Laiterie Betouche, une entreprise, dont le parcours se confond avec cette petite bouteille en verre qui avait fait les beaux jours de beaucoup de familles démunies de l’époque qui ne pouvaient acheter un litre entier de lait, et se rabattait sur le ¼ contenu justement dans ce récipient.
A la foire de la production algérienne, un stand a particulièrement attiré notre attention. Ce d’autant qu’à la vue des produits exposés, l’on se demandait ce qui pouvait le singulariser des autres en ce sens que ce sont des produits laitiers qu’on y voyait tout comme ceux produits par les entreprises spécialisées dans la transformation du lait. Pourtant, il grouillait de gens. Loin d’être jeunes, ce sont des personnes appartenant aux générations des années 60 et 70. Captivés par cette petite bouteille en verre dans laquelle la société Betouche vendait du lait, à un litre ou ¼ de litre. Et qui a disparu, au grand dam de ses adeptes, depuis l’apparition des sachets et des packs sous vide.
A l’époque, l’entreprise n’avait pas d’autre choix de s’adapter aux nouvelles donnes du marché, sous peine de se voir livrer une concurrence des plus déloyales. Ce plus, le verre lui revenait beaucoup plus cher que le pack ou le sachet de lait.

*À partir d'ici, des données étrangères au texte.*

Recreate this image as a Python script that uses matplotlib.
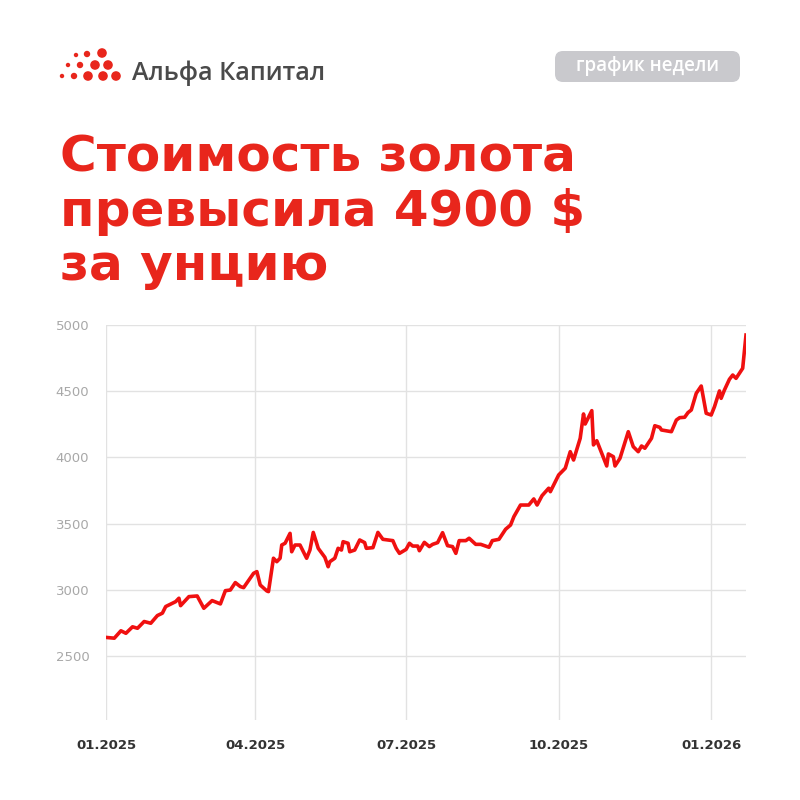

Nationalisée en 1976 par Houari Boumédiène, la laiterie a été reprise par ses propriétaires et s’est développée pour se frayer une place très importante sur le marché. L’usine dessert, en effet, depuis quelques années, tout l’est de la capitale, réduisant ainsi la tension sur ce produit. De Fort de l’Eau jusque dans la wilaya de Boumerdès en passant par Cap Matifou et Aïn Taya, le lait est disponible même en fin d’après-midi. Ce qui arrange beaucoup de consommateurs qui rentrent assez tard de leur travail.

Appartenant à une famille d’éleveurs et de collecteurs depuis 1884, Betouche compte non seulement demeurer sur le marché, mais devenir leader dans la filière, avec notamment de nouveaux produits, comme du petit lait et du raïb en pack, des yaourts à boire pour les bambins, et des emballages avec de nouveaux designs attrayants. Pour ce faire, l’entreprise a consenti la bagatelle de 16 millions d’euros.
Les responsables du stand, ont été harcelés par les visiteurs à propos de la bouteille en verre et ont voulu savoir si l’entreprise allait la remettre sur le marché. « C’est l’un de nos projets », nous répond un commercial. « Et c’est notre vœu le plus cher ». Notre interlocuteur était à son tour ému de voir autant de visiteurs mélancoliques. « Je pensais que les gens l’avaient oubliée ». Ce à quoi lui rétorque un monsieur d’un certain âge accompagné de son petit fils. « Comment voulez-vous oublier un produit et son contenant qui vous ont accompagné pendant toute votre enfance ? ». Et d’ajouter : « Faites en sorte de la remettre sur le marché, ne serai-ce que pour nos enfants connaissent non pas seulement histoire de la guerre de libération, mais aussi les entreprises qui ont représenté l’âge d’or de l’économie algérienne. » Il ne quittera pas les représentants de l’entreprise sans se faire remettre, discrètement une bouteille en verre, mais cette fois-ci avec du lait pasteurisé dedans.